Jingle All The Day
Published: Thursday, December 6, 2012
Updated: Wednesday, January 9, 2013 18:01
Every year, there are certain inevitable signifiers that Christmas is coming: the sight of dorms decked out in lights and other Christmas finery, a massive barrage of Christmas commercials and showings of It’s A Wonderful Life on TV, and, especially relevant for college students, sleep-deprived nights preparing for the grind of finals before the much-needed winter break. But above all, this is the season of Christmas music, a reality that is truly impossible to avoid. No matter where you are, Christmas music will find you: on the radio, emanating from dorm rooms, in supermarkets, even playing in the dining halls on campus. Good luck to anyone who wouldn’t mind going a day without hearing Mariah Carey belt “All I Want For Christmas Is You,” for it is truly a losing battle.
Christmas music is indeed so ubiquitous that it’s easy to overlook what a strange cultural phenomenon it is. No other holiday imposes itself on our ears with anything close to the same intensity. When Easter, Halloween, or even Thanksgiving roll around, the music industry keeps on doing its thing. But as soon as Black Friday hits, it seems that all of American society bends to the will of Christmas music.
The other strange thing about the popularity of Christmas music is how old-fashioned so much of it is. It’s safe to say that most college students aren’t likely to jam out to ’50s-era crooners like Frank Sinatra or Bing Crosby on a regular basis, but as soon as December arrives, it seems that everyone starts pulling out these old chestnuts. A decidedly old-fashioned musical style surges in popularity for a few weeks and is then forgotten again.
Before anyone reading this column dismisses me as a hopeless Grinch, I hasten to add that I don’t necessarily object to Christmas music on principle—far be it from me to deny the nostalgic seasonal pleasure of hearing “White Christmas” or “Feliz Navidad” every once in a while. But, there comes a point when the stuff becomes so incessant that it starts to feel like an aural assault rather than pleasant mood-setting ambiance.
The season also inevitably produces a new stream of Christmas albums and singles by popular artists, many of whom are very strange candidates for the material. It’s one thing if you’re Michael Buble, who successfully carries on the crooner tradition and is thus a natural fit for the genre. It’s another thing if you’re CeeLo Green, whose Yule-tide offering, CeeLo’s Magic Moment, dropped in October. I prefer my CeeLo telling off gold-diggers rather than covering tired Christmas songs, thank you very much.

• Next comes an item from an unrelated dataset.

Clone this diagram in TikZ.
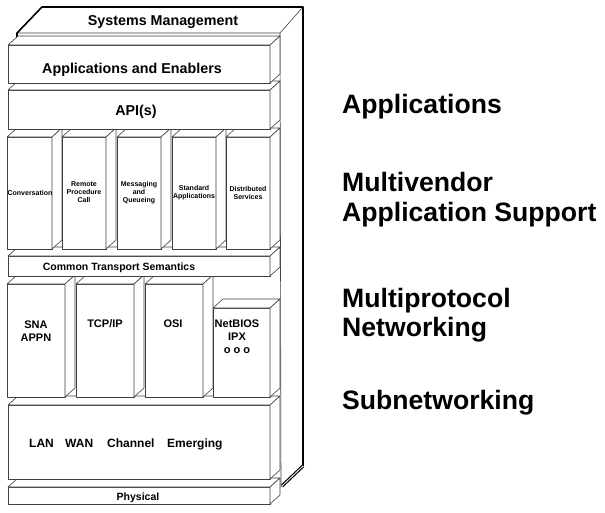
\documentclass[tikz,border=0pt]{standalone}
\usepackage{fontspec}
\setmainfont{Liberation Sans}
\newcommand\dx{10}
\newcommand\dy{9}
\tikzset{
  face/.style={draw=black!75, line width=0.6pt, fill=white, line join=round},
  heavy/.style={draw=black, line width=1.6pt, line join=round},
  big/.style={font=\fontsize{26.6}{30}\selectfont\bfseries, anchor=base west, inner sep=0pt},
  mid/.style={font=\fontsize{14.3}{16}\selectfont\bfseries, anchor=base, inner sep=0pt},
  sml/.style={font=\fontsize{10.5}{12}\selectfont\bfseries, anchor=base, inner sep=0pt},
  prot/.style={font=\fontsize{11}{13}\selectfont\bfseries, align=center, inner sep=0pt},
  tiny/.style={font=\fontsize{7}{7.8}\selectfont\bfseries, align=center, inner sep=0pt},
  net/.style={font=\fontsize{12}{14}\selectfont\bfseries, anchor=base west, inner sep=0pt}
}
\newcommand\slabbox[4]{%
  \draw[face] (#1,#2) rectangle (#3,#4);
  \draw[face] (#1,#2) -- (#1+\dx,#2-\dy) -- (#3+\dx,#2-\dy) -- (#3,#2) -- cycle;
  \draw[face] (#3,#2) -- (#3+\dx,#2-\dy) -- (#3+\dx,#4-\dy) -- (#3,#4) -- cycle;
}
\begin{document}
\begin{tikzpicture}[x=1pt,y=-1pt]
\useasboundingbox[fill=white] (0,0) rectangle (605,512);
% back box (Systems Management)
\fill[white] (17,33) -- (42,7) -- (303,7) -- (303,466) -- (281,487) -- (17,487) -- cycle;
\draw[face] (17,33) -- (280,33) -- (303,7);
\draw[face] (280,33) -- (281,487);
\draw[heavy] (17,40) -- (17,33) -- (42,7) -- (303,7) -- (303,466);
\draw[black, line width=1.2pt, double=white, double distance=0.8pt] (303,466) -- (282,486);
% layers, bottom to top
\slabbox{8}{487}{270}{504}
\slabbox{8}{405}{270}{479}
\slabbox{7}{284}{65}{397}
\slabbox{76}{284}{134}{397}
\slabbox{145}{284}{203}{397}
\slabbox{213}{308}{270}{397}
\slabbox{8}{256}{270}{276}
\slabbox{7}{137}{52}{249}
\slabbox{62}{137}{106}{249}
\slabbox{117}{137}{161}{249}
\slabbox{172}{137}{216}{249}
\slabbox{226}{137}{270}{249}
\slabbox{8}{90}{270}{129}
\slabbox{8}{45}{270}{83}
% texts in the stack
\node[mid] (sysm) at (163,25) {Systems Management};
\node[mid] (appen) at (132,73) {Applications and Enablers};
\node[mid] (api) at (136,115) {API(s)};
\node[tiny] (conv) at (30,193) {Conversation};
\node[tiny] (rpc) at (84,192) {Remote\\Procedure\\Call};
\node[tiny] (mq) at (139,193) {Messaging\\and\\Queueing};
\node[tiny] (stdapp) at (194,193) {Standard\\Applications};
\node[tiny] (dist) at (248,193) {Distributed\\Services};
\node[sml] (cts) at (119,270) {Common Transport Semantics};
\node[prot] (sna) at (36,331) {SNA\\APPN};
\node[prot] (tcp) at (105,324) {TCP/IP};
\node[prot] (osi) at (173,324) {OSI};
\node[prot] (netb) at (237,337) {NetBIOS\\IPX\\o o o};
\node[net] (lan) at (29,447) {LAN};
\node[net] (wan) at (65,447) {WAN};
\node[net] (chan) at (107,447) {Channel};
\node[net] (emer) at (167,447) {Emerging};
\node[sml] (phys) at (138,500) {Physical};
% right-hand labels
\node[big] (lapps) at (342,113.5) {Applications};
\node[big] (lmv) at (342,191.5) {Multivendor};
\node[big] (las) at (342,221.5) {Application Support};
\node[big] (lmp) at (342,307.5) {Multiprotocol};
\node[big] (lnet) at (342,336.5) {Networking};
\node[big] (lsub) at (342,409.5) {Subnetworking};
\end{tikzpicture}
\end{document}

An even more extreme example is Bob Dylan’s 2009 Christmas in the Heart, which is probably the height of Christmas music absurdity. Was anyone asking for the then 68 year-old, whose never pretty voice has been severely ravaged by years of drug abuse and his Never-Ending Tour, to croak his way through traditional hymns and Christmas pop songs? (No.) Even as a die-hard Dylan obsessive, I find the move inscrutable—though also undeniably hilarious. I like to imagine that Dylan got giddily drunk at a holiday party, stumbled into a recording studio with his band, emerged with an impromptu Christmas jam session, and decided to release it for the hell of it. Judging by his hilariously silly music video for “Must Be Santa,” such an occurrence is not entirely outside the realm of plausibility.
Even as the Christmas music machine produces such absurd entries, though, there’s always the rare artist who manages to pull off a truly successful Christmas song. Coldplay did just that in 2010 with “Christmas Lights,” merging their rich soft-rock sound with a Christmas theme. The Killers have done the same for the past seven years with their annual holiday singles. Rather than succumbing to the maudlin sentimentality of so much Christmas music, songs like “Don’t Shoot Me Santa” have a playfully subversive edge while adhering to The Killers’ brand of lively, dense pop-rock. Such tunes also find The Killers experimenting with new sound textures (including jingle bells, yes) and collaborating with artists ranging from Elton John to Mariachi El Bronx.
So, if you’re tired of the usual assortment of Christmas tunes, try giving these a spin. And always remember to save a place for Bruce Springsteen’s version of “Santa Claus Is Coming To Town”—anyone immune to its pleasures surely has a heart two sizes too small.